Kim Kaukl, director of the Wisconsin Rural Schools Alliance, told WPR that many rural schools across the state are stuck under revenue caps and are still working to return to pre-recession funding levels in some cases. He said he isn’t surprised by the findings in the Rural School and Community Trust report and that they’ve been pushing for additional funding for years.

“Many rural school systems have a hard time raising that tax money locally to supplement state funds for education,” Richard explained. “If a rural community just has fewer businesses and homes and doesn’t have much of a local tax base, it creates a lot of inequities that the state is responsible for stepping in and helping make up.”

The report listed Wisconsin as the 44th highest-need state.

Although the state only has around 160,000 students that live in rural areas, the majority of Wisconsin’s schools are considered rural, according Richards. Nearly one in five Wisconsin students attend school in a rural district. The state also had the 16th highest poverty disadvantage in the report.
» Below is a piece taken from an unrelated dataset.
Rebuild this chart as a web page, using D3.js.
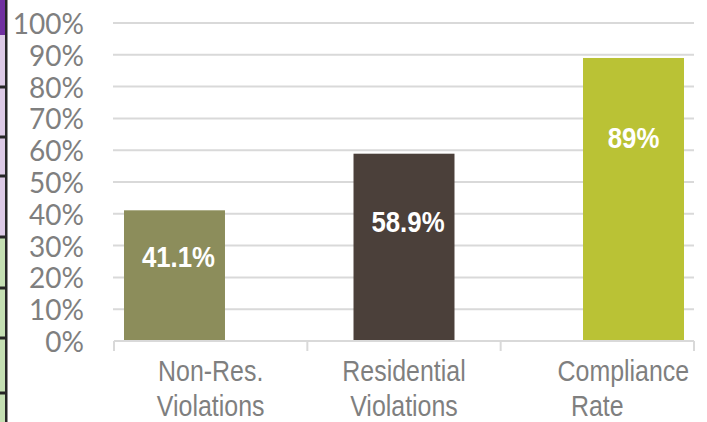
<!DOCTYPE html>
<html><head><meta charset="utf-8">
<script src="https://cdn.jsdelivr.net/npm/d3@7"></script>
<style>
html,body{margin:0;padding:0;background:#fff;}
svg{display:block;}
</style></head>
<body>
<svg id="chart" width="707" height="422"></svg>
<script>
const categories = ["Non-Res.|Violations", "Residential|Violations", "Compliance|Rate"];
const values = [0.411, 0.589, 0.89];
const valueLabels = ["41.1%", "58.9%", "89%"];
const labelAt = [0.233, 0.344, 0.607];
const yTicks = [0, 0.1, 0.2, 0.3, 0.4, 0.5, 0.6, 0.7, 0.8, 0.9, 1.0];
const barColors = ["#8C8D5B", "#4B403A", "#BAC235"];

// left-edge decoration strip (cropped neighbour)
const stripSegs = [[0,35,"#7030A0"],[35,87,"#DCCAE6"],[87,137,"#DCCAE6"],[137,176,"#DCCAE6"],[176,237,"#DCCAE6"],[237,288,"#C5E0B3"],[288,338,"#C5E0B3"],[338,393,"#C5E0B3"],[393,422,"#C5E0B3"]];

const svg = d3.select("#chart");
const y = d3.scaleLinear().domain([0, 1]).range([341, 23]);
const xAxis = d3.scaleBand().domain(categories).range([114, 694]).padding(0);
const xBar = d3.scaleBand().domain(categories).range([124, 684]).paddingInner(0.56).paddingOuter(0);
const NARROW = 0.86;
const sans = "'Liberation Sans', Arial, sans-serif";

// strip
const strip = svg.append("g");
strip.selectAll("rect.seg").data(stripSegs).join("rect")
  .attr("x", 0).attr("y", d => d[0]).attr("width", 6).attr("height", d => d[1] - d[0])
  .attr("fill", d => d[2]);
strip.selectAll("rect.sep").data(stripSegs.slice(1).filter(d => d[0] !== 35)).join("rect")
  .attr("x", 0).attr("y", d => d[0] - 1.5).attr("width", 7).attr("height", 3).attr("fill", "#262626");
strip.append("rect").attr("x", 5).attr("y", 0).attr("width", 2.5).attr("height", 422).attr("fill", "#262626");

// gridlines
svg.append("g").selectAll("line").data(yTicks.filter(d => d > 0)).join("line")
  .attr("x1", 113).attr("x2", 694)
  .attr("y1", d => y(d)).attr("y2", d => y(d))
  .attr("stroke", "#D9D9D9").attr("stroke-width", 2);

// y labels
svg.append("g").selectAll("text").data(yTicks).join("text")
  .attr("x", 84).attr("y", d => y(d))
  .attr("text-anchor", "end").attr("dominant-baseline", "central")
  .attr("font-family", "Lato, 'Noto Sans', sans-serif").attr("font-size", 28)
  .attr("fill", "#7F7F7F")
  .text(d => Math.round(d * 100) + "%");

// bars
svg.append("g").selectAll("rect").data(values).join("rect")
  .attr("x", (d, i) => xBar(categories[i]))
  .attr("width", xBar.bandwidth())
  .attr("y", d => y(d))
  .attr("height", d => y(0) - y(d))
  .attr("fill", (d, i) => barColors[i]);

// axis line and ticks
const ax = svg.append("g");
ax.append("line").attr("x1", 114).attr("x2", 694).attr("y1", y(0)).attr("y2", y(0))
  .attr("stroke", "#D9D9D9").attr("stroke-width", 2);
const bounds = categories.map(c => xAxis(c)).concat([xAxis.range()[1]]);
ax.selectAll("line.tk").data(bounds).join("line").attr("class", "tk")
  .attr("x1", d => d).attr("x2", d => d).attr("y1", y(0)).attr("y2", y(0) + 10)
  .attr("stroke", "#D9D9D9").attr("stroke-width", 2);

// value labels
svg.append("g").selectAll("text").data(valueLabels).join("text")
  .attr("transform", (d, i) => `translate(${xBar(categories[i]) + xBar.bandwidth() / 2 + (i < 2 ? 4 : 0)},${y(labelAt[i])}) scale(${NARROW},1)`)
  .attr("text-anchor", "middle")
  .attr("font-family", sans)
  .attr("font-weight", "bold").attr("font-size", 30).attr("fill", "#FFFFFF")
  .text(d => d);

// category labels
const lineShift = {"Compliance": 26};
const cl = svg.append("g");
categories.forEach(c => {
  const lines = c.split("|");
  lines.forEach((ln, j) => {
    cl.append("text")
      .attr("transform", `translate(${xAxis(c) + xAxis.bandwidth() / 2 + (lineShift[ln] || 0)},${381 + j * 35}) scale(${NARROW},1)`)
      .attr("text-anchor", "middle")
      .attr("font-family", sans)
      .attr("font-size", 29).attr("fill", "#7F7F7F")
      .text(ln);
  });
});
</script>
</body></html>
Despite the lack of funding, Wisconsin’s rural students are more likely to take Advanced Placement exams and enroll in early college programs than their peers around the country.

The study measured states’ condition of rural education using five gauges: importance of rural education in the state, student and family diversity, educational policy, educational outcomes and college readiness.

Data was compiled from information collected by the National Center for Education Statistics, the U.S. Department of Education and the U.S. Census Bureau.